Members of Local 134 and the Red Stars piled into The Frontier, a cozy theater in Edgewater, to hear Nagasato on drums for Bruised and Broken Band.
None of them knew it then, but that night would be the last in-person interaction Local 134 would have with the team for the foreseeable future.
“We like to refer to it as the last good thing that happened,” Dziubek said.
In the last year, Local 134 membership has doubled, growing from 130 paying members to 270. It costs $20 for a yearlong membership, which includes small Red Stars swag items and inside access to a community built on a passion for women’s soccer.
NWSL supporters groups are growing right alongside the league, and for the loyal fans who’ve been there since the beginning, it’s impossible to describe the sense of pride associated with that growth.
One thing is certain, it doesn’t go unnoticed by NWSL players.
“Our league wouldn’t be here without them, so for me when I play, I’m playing for them in particular,” Red Stars midfielder Danielle Colaprico said. “All of us Red Stars feel that way about Local 134. We want to put on a show for our fans to give them something to get behind and support.”

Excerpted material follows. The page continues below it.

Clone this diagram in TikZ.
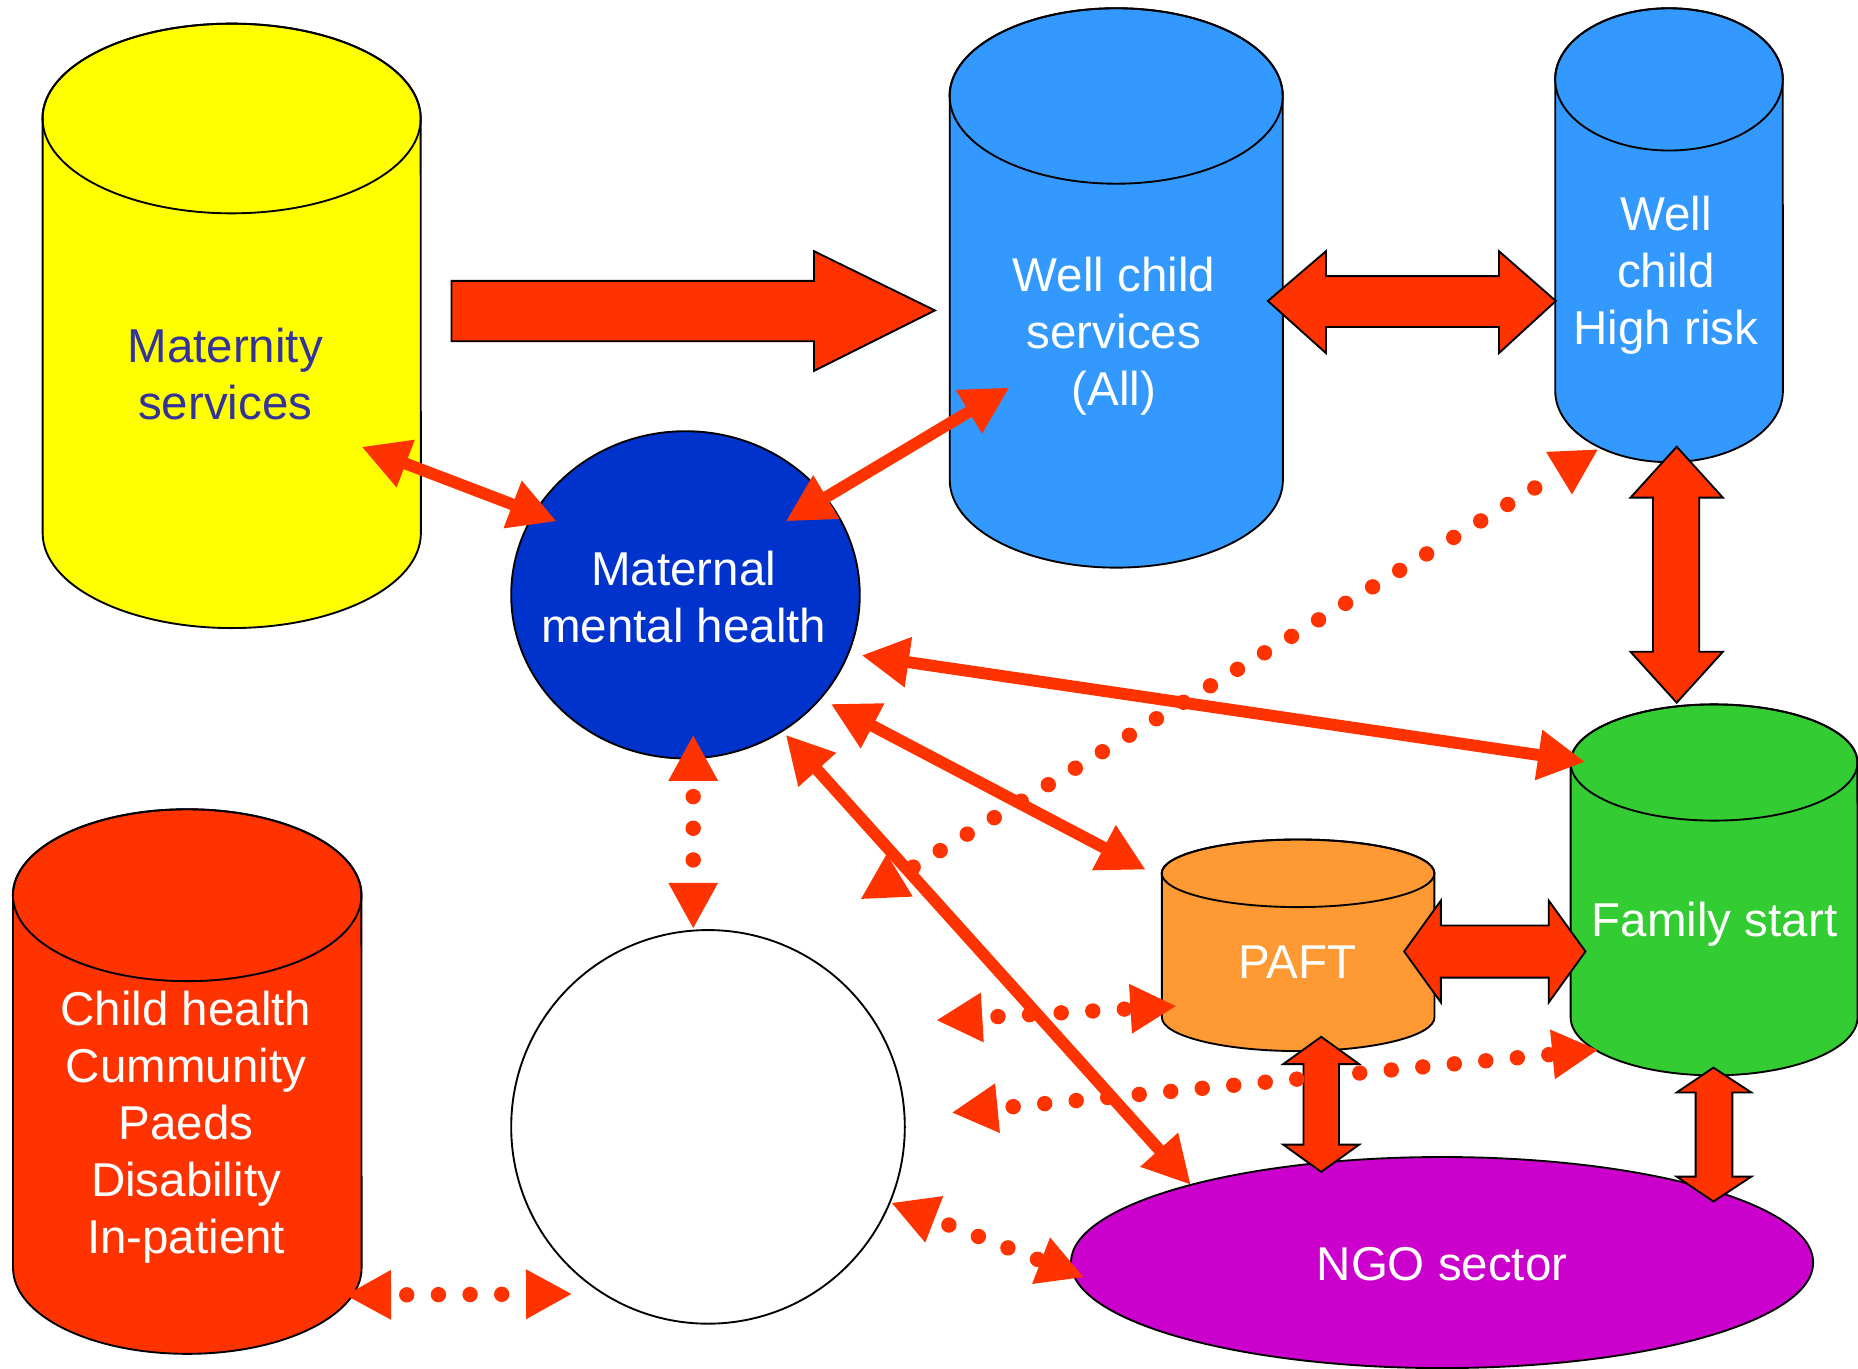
\documentclass[tikz,border=0pt]{standalone}
\usepackage{fontspec}
\setmainfont{Liberation Sans}
\usetikzlibrary{arrows.meta}
\definecolor{cyellow}{HTML}{FFFF00}
\definecolor{clblue}{HTML}{3399FF}
\definecolor{cdblue}{HTML}{0033CC}
\definecolor{cred}{HTML}{FF3300}
\definecolor{corange}{HTML}{FF9933}
\definecolor{cgreen}{HTML}{33CC33}
\definecolor{cmag}{HTML}{CC00CC}
\definecolor{cnavy}{HTML}{333399}
\begin{document}
\begin{tikzpicture}[x=0.01cm,y=0.01cm,
  outl/.style={draw=black, line width=0.45pt},
  blockarrow/.style={fill=cred, draw=black, line width=0.45pt, line join=miter},
  linkarrow/.style={draw=cred, line width=0.1cm, >={Triangle[length=0.4cm,width=0.4cm]}, <->},
  dotarrow/.style={draw=cred, line width=0.13cm, line cap=round, dash pattern=on 0pt off 0.267cm, dash phase=0.11cm, >={Triangle[length=0.39cm,width=0.39cm]}, <->},
  lbl/.style={font=\fontsize{11.4}{13.7}\selectfont, align=center, text=white, inner sep=0pt}
]
\useasboundingbox (0,0) rectangle (1568,-1155);

% ---------- cylinders ----------
% Maternity
\filldraw[fill=cyellow, outl] (36,-100) -- (36,-450) arc[start angle=180,end angle=360,x radius=1.595cm,y radius=0.8cm] -- (355,-100) arc[start angle=0,end angle=180,x radius=1.595cm,y radius=0.8cm] -- cycle;
\draw[outl] (195.5,-100) ellipse[x radius=1.595cm, y radius=0.8cm];
% Well child (All)
\filldraw[fill=clblue, outl] (801.5,-81) -- (801.5,-405) arc[start angle=180,end angle=360,x radius=1.405cm,y radius=0.74cm] -- (1082.5,-81) arc[start angle=0,end angle=180,x radius=1.405cm,y radius=0.74cm] -- cycle;
\draw[outl] (942,-81) ellipse[x radius=1.405cm, y radius=0.74cm];
% Well child high risk
\filldraw[fill=clblue, outl] (1312.5,-67) -- (1312.5,-330) arc[start angle=180,end angle=360,x radius=0.96cm,y radius=0.6cm] -- (1504.5,-67) arc[start angle=0,end angle=180,x radius=0.96cm,y radius=0.6cm] -- cycle;
\draw[outl] (1408.5,-67) ellipse[x radius=0.96cm, y radius=0.6cm];
% Child health
\filldraw[fill=cred, outl] (11,-755.5) -- (11,-1070) arc[start angle=180,end angle=360,x radius=1.47cm,y radius=0.725cm] -- (305,-755.5) arc[start angle=0,end angle=180,x radius=1.47cm,y radius=0.725cm] -- cycle;
\draw[outl] (158,-755.5) ellipse[x radius=1.47cm, y radius=0.725cm];
% PAFT
\filldraw[fill=corange, outl] (980.5,-737) -- (980.5,-858.5) arc[start angle=180,end angle=360,x radius=1.15cm,y radius=0.285cm] -- (1210.5,-737) arc[start angle=0,end angle=180,x radius=1.15cm,y radius=0.285cm] -- cycle;
\draw[outl] (1095.5,-737) ellipse[x radius=1.15cm, y radius=0.285cm];
% Family start
\filldraw[fill=cgreen, outl] (1325.5,-643.5) -- (1325.5,-858.5) arc[start angle=180,end angle=360,x radius=1.21cm,y radius=0.49cm] -- (1567.5,-643.5) arc[start angle=0,end angle=180,x radius=1.21cm,y radius=0.49cm] -- cycle;
\draw[outl] (1446.5,-643.5) ellipse[x radius=1.21cm, y radius=0.49cm];

% ---------- ellipses ----------
\filldraw[fill=cdblue, outl] (578.5,-502) ellipse[x radius=1.47cm, y radius=1.38cm];
\filldraw[fill=white, outl] (597.5,-951) ellipse[x radius=1.66cm, y radius=1.66cm];
\filldraw[fill=cmag, outl] (1217,-1065.5) ellipse[x radius=3.13cm, y radius=0.89cm];

% ---------- labels ----------
\node[lbl, text=cnavy] (mat) at (190,-315.5) {Maternity\\services};
\node[lbl] (wca) at (940,-284) {Well child\\services\\(All)};
\node[lbl] (wch) at (1406,-232.5) {Well\\child\\High risk};
\node[lbl] (mmh) at (577,-504) {Maternal\\mental health};
\node[lbl] (chh) at (157,-951.5) {Child health\\Cummunity\\Paeds\\Disability\\In-patient};
\node[lbl] (paft) at (1095,-812) {PAFT};
\node[lbl] (fs) at (1447,-780) {Family start};
\node[lbl] (ngo) at (1217,-1067) {NGO sector};

% ---------- block arrows ----------
\filldraw[blockarrow] (381,-237) -- (687,-237) -- (687,-212) -- (789,-262) -- (687,-313) -- (687,-288) -- (381,-288) -- cycle;
\filldraw[blockarrow] (1070,-254) -- (1119,-212) -- (1119,-233) -- (1265,-233) -- (1265,-212) -- (1313,-254) -- (1265,-298) -- (1265,-276) -- (1119,-276) -- (1119,-298) -- cycle;
\filldraw[blockarrow] (1415,-377) -- (1454,-420) -- (1434,-420) -- (1434,-550) -- (1454,-550) -- (1415,-593) -- (1376,-550) -- (1395,-550) -- (1395,-420) -- (1376,-420) -- cycle;
\filldraw[blockarrow] (1185,-803) -- (1216,-760) -- (1216,-781) -- (1307,-781) -- (1307,-760) -- (1338,-803) -- (1307,-846) -- (1307,-825) -- (1216,-825) -- (1216,-846) -- cycle;
\filldraw[blockarrow] (1115,-875) -- (1147,-898) -- (1130,-898) -- (1130,-966) -- (1147,-966) -- (1115,-989) -- (1083,-966) -- (1100,-966) -- (1100,-898) -- (1083,-898) -- cycle;
\filldraw[blockarrow] (1446,-901) -- (1478,-922) -- (1462,-922) -- (1462,-993) -- (1478,-993) -- (1446,-1014) -- (1415,-993) -- (1431,-993) -- (1431,-922) -- (1415,-922) -- cycle;

% ---------- connector end points ----------
\coordinate (a1) at (305,-377);  \coordinate (a2) at (470,-440);
\coordinate (b1) at (663,-440);  \coordinate (b2) at (852,-327);
\coordinate (c1) at (727,-553);  \coordinate (c2) at (1338,-643);
\coordinate (d1) at (701,-594);  \coordinate (d2) at (967,-734);
\coordinate (e1) at (663,-620);  \coordinate (e2) at (1005,-1000);
\coordinate (f1) at (726,-759);  \coordinate (f2) at (1349,-379);
\coordinate (g1) at (585,-620);  \coordinate (g2) at (585,-784);
\coordinate (h1) at (291,-1093); \coordinate (h2) at (483,-1092);
\coordinate (i1) at (790,-861);  \coordinate (i2) at (993,-849);
\coordinate (j1) at (803,-939);  \coordinate (j2) at (1349,-886);
\coordinate (k1) at (752,-1015); \coordinate (k2) at (915,-1078);

% ---------- solid links ----------
\draw[linkarrow] (a1) -- (a2);
\draw[linkarrow] (b1) -- (b2);
\draw[linkarrow] (c1) -- (c2);
\draw[linkarrow] (d1) -- (d2);
\draw[linkarrow] (e1) -- (e2);

% ---------- dotted links ----------
\draw[dotarrow] (f1) -- (f2);
\draw[dotarrow] (g1) -- (g2);
\draw[dotarrow] (h1) -- (h2);
\draw[dotarrow] (i1) -- (i2);
\draw[dotarrow] (j1) -- (j2);
\draw[dotarrow] (k1) -- (k2);
\end{tikzpicture}
\end{document}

Local 134 was founded in 2008 and followed the Red Stars from their time in the Women’s Professional Soccer league through to their membership in the NWSL. Nicole Hack, a current member of the Fire’s Section 8 supporters group, was one of the original lead organizers of Local 134.
In the early days of Local 134, Hack said the group was running with little to no support. There were no membership fees to help fund group events, and despite it being free to join, membership was almost nonexistent.
“In the earlier days, numbers were small,” Hack said. “The game was just starting, and it was difficult to get fans and supporters out to games. So it’s exciting to see the dynamic of what Local 134 has done to grow the game.”
Eight years into the NWSL, Local 134 is celebrating its growth while also holding on to its counterculture traditions.
Supporters groups in the NWSL aren’t simply highly dedicated fans, they also champion human rights in their communities. Local 134 prides itself on inclusivity, standing firmly against racism, sexism, homophobia and transphobia.
Dziubek is cognizant of the principles that NWSL supporters groups were founded on and tries to ensure those aren’t lost as women’s soccer gains more mainstream support.
“Because American soccer supporting is such a subculture, it represents something outside of the mainstream,” Dziubek said. “Women’s soccer takes that a step further. It is an inherently political act and feminist choice to invest in this league.”
The same way NWSL players compete on the field, supporters groups engage in friendly competition of their own.
The supporters groups have developed unique cultures based on their specific markets. Local 134, for example, embodies the same blue-collar work ethic as the Red Stars, and its name pays tribute to the city’s deep sense of pride in union history. When the NWSL resumes in 2020 or 2021, Local 134 has plans of its own to be the best in the league.
“Our goal is to take down the Riveters as the strongest, largest supporters group in the NWSL,” Dziubek said. “We feel like we can take that from them, so, honestly, we’re building toward that.”